After a few years I plan to set up my 75 Gallon saltwater tank again..

However..

I have wooden floors (freshly sanded and sealed) and cannot find (if it exists) a "drip pan" to put under my stand.

I was thinking a plastic "pan" with a 2-3" lip to catch a few gallons of water if the unthinkable happened (leaky hose/crack in tank/leaky filter/my oops).

Any ideas or suggestions would be greatly appreciated.

It is a drilled tank and never had a problem before but before I fill it up...

Thanks!


----------



## MediaHound (Jul 19, 2006)

Interesting dilemma. 
At your local auto parts store, there's an aluminum pan used to catch oil when doing oil changes on a car. Lip is only perhaps only 1/2" and it would be quite unsightly. 
Not a lot of people put a drip pan around their tank. I had a tank on a wood floor once and after a bunch of spills it never really did damage. Your mileage may vary though! 
Welcome to the forum, by the way!


----------



## daconiam (Jan 19, 2009)

Thanks for the welcome! I used to visit this site alot, it even helped me go from Fresh to Saltwater aquariums.

I was kinda thinking like the pad thingy you can put under a grill to keep stuff from any splattered grease from staining a wood deck or even keep any sparks/coals off of the deck.

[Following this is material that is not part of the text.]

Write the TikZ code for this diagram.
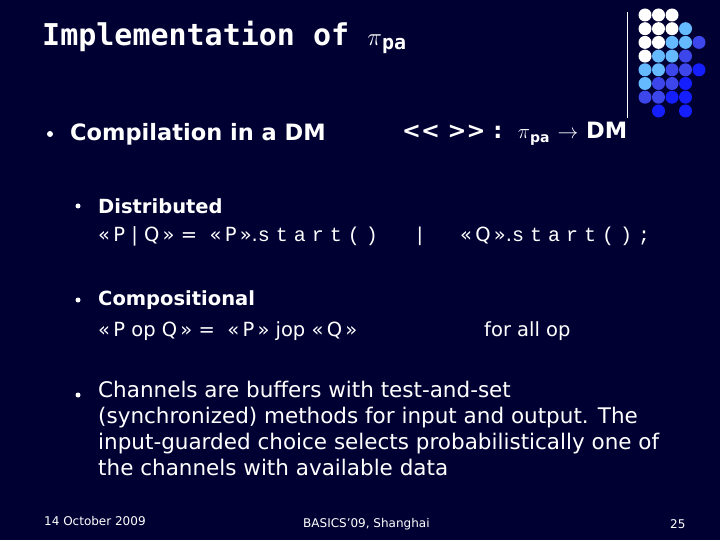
\documentclass[tikz,border=0pt]{standalone}
\usepackage{fontspec}
\setmainfont{DejaVu Sans}
\newfontfamily\titlefont{DejaVu Sans Mono}
\newfontfamily\codefont[LetterSpace=30]{Liberation Mono}
\begin{document}
\begin{tikzpicture}[x=1pt,y=-1pt,
  txt/.style={anchor=west,text=white,inner sep=0},
  dot/.style={circle,inner sep=0,minimum size=13pt},
  bul/.style={circle,fill=white,inner sep=0,minimum size=6pt}]
\fill[fill={rgb,255:red,0;green,0;blue,51}] (0,0) rectangle (720,540);
\useasboundingbox (0,0) rectangle (720,540);
\colorlet{W}{white}
\definecolor{L}{RGB}{100,185,255}
\definecolor{M}{RGB}{60,70,235}
\definecolor{B}{RGB}{20,30,255}
\draw[white,line width=1pt] (627,12) -- (627,118);
\foreach \r/\row in {0/{W,W,W},1/{W,W,W,L},2/{W,W,L,L,M},3/{W,L,L,M},4/{L,L,M,M,B},5/{L,M,M,B},6/{M,M,B,B}}{
  \foreach \c [count=\i from 0] in \row {\node[dot,fill=\c] (d\r\i) at (645+13.5*\i,15+13.7*\r) {};}}
\node[dot,fill=B] (d71) at (658.5,111) {};
\node[dot,fill=B] (d73) at (685.5,111) {};
\node[txt,font=\titlefont\bfseries\fontsize{30}{34}\selectfont] (title) at (42,37) {Implementation of $\pi$\raisebox{-4pt}{\fontsize{20}{24}\selectfont pa}};
\node[bul] (b1) at (50,134) {};
\node[txt,font=\bfseries\fontsize{22.5}{26}\selectfont] (t1) at (70,134) {Compilation in a DM};
\node[txt,font=\bfseries\fontsize{22.5}{26}\selectfont] (t1b) at (402,134) {{<}{<} {>}{>} :\ \ $\pi$\raisebox{-4pt}{\fontsize{14}{16}\selectfont pa} $\rightarrow$ DM};
\node[bul,minimum size=5pt] (b2) at (78,206) {};
\node[txt,font=\bfseries\fontsize{19.5}{22}\selectfont] (t2) at (98,206) {Distributed};
\node[txt,font=\fontsize{19.5}{22}\selectfont] (t2b) at (98,236) {\guillemotleft\,P | Q\,\guillemotright\ = \ \guillemotleft\,P\,\guillemotright.{\codefont\fontsize{20}{22}\selectfont start()\ \ |}};
\node[txt,font=\fontsize{19.5}{22}\selectfont] (t2c) at (460,236) {\guillemotleft\,Q\,\guillemotright.{\codefont\fontsize{20}{22}\selectfont start();}};
\node[bul,minimum size=5pt] (b3) at (78,300) {};
\node[txt,font=\bfseries\fontsize{19.5}{22}\selectfont] (t3) at (98,300) {Compositional};
\node[txt,font=\fontsize{19.5}{22}\selectfont] (t3b) at (98,331) {\guillemotleft\,P op Q\,\guillemotright\ = \ \guillemotleft\,P\,\guillemotright\ jop \guillemotleft\,Q\,\guillemotright};
\node[txt,font=\fontsize{19.5}{22}\selectfont] (t3c) at (484,331) {for all op};
\node[bul,minimum size=5pt] (b4) at (78,395) {};
\node[txt,anchor=north west,font=\fontsize{21.5}{26}\selectfont,align=left] (t4) at (98,381) {Channels are buffers with test-and-set\\(synchronized) methods for input and output. The\\input-guarded choice selects probabilistically one of\\the channels with available data};
\node[txt,font=\fontsize{12}{14}\selectfont] (f1) at (44,521) {14 October 2009};
\node[txt,font=\fontsize{12}{14}\selectfont] (f2) at (303,524) {BASICS'09, Shanghai};
\node[txt,font=\fontsize{12}{14}\selectfont] (f3) at (670,524) {25};
\end{tikzpicture}
\end{document}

Kinda like a grill pad but with a bit of a lip. Just big enough to put under the entire stand...? 

Maybe I'm just a bit to paranoid, I've not had problems with any of my tanks before.


----------



## fishfinder (Aug 31, 2008)

I put a towel under my 39 Gal tank to keep the cedar chest (a family heirloom) it was on safe and dry. When I moved the tank, I was shocked to see that the towel did absorb any oops on my part. But it remained damp and ruined the chest. I wouldn't suggest putting any kind of pad down. If there is a spill, wipe it up promptly. If this isn't a built in tank, you would notice any leaks that develope quickly. I think sealing the floor and general housekeeping should be sufficient.


----------



## zona322 (Dec 5, 2008)

is your stand home made or store bought. Ether way if you want to go to home d pot and get rubber ruffing and put that in the bottom of the stand it will help/ with my friends tank witch is a 215 with a 75 under it we used fiberglass and made a tub under it/ and if it leaks at all it will go in there and you can clean it out with a wet vac . hope this helps if you if you need any other help pm me at I will do my best to help
craig


----------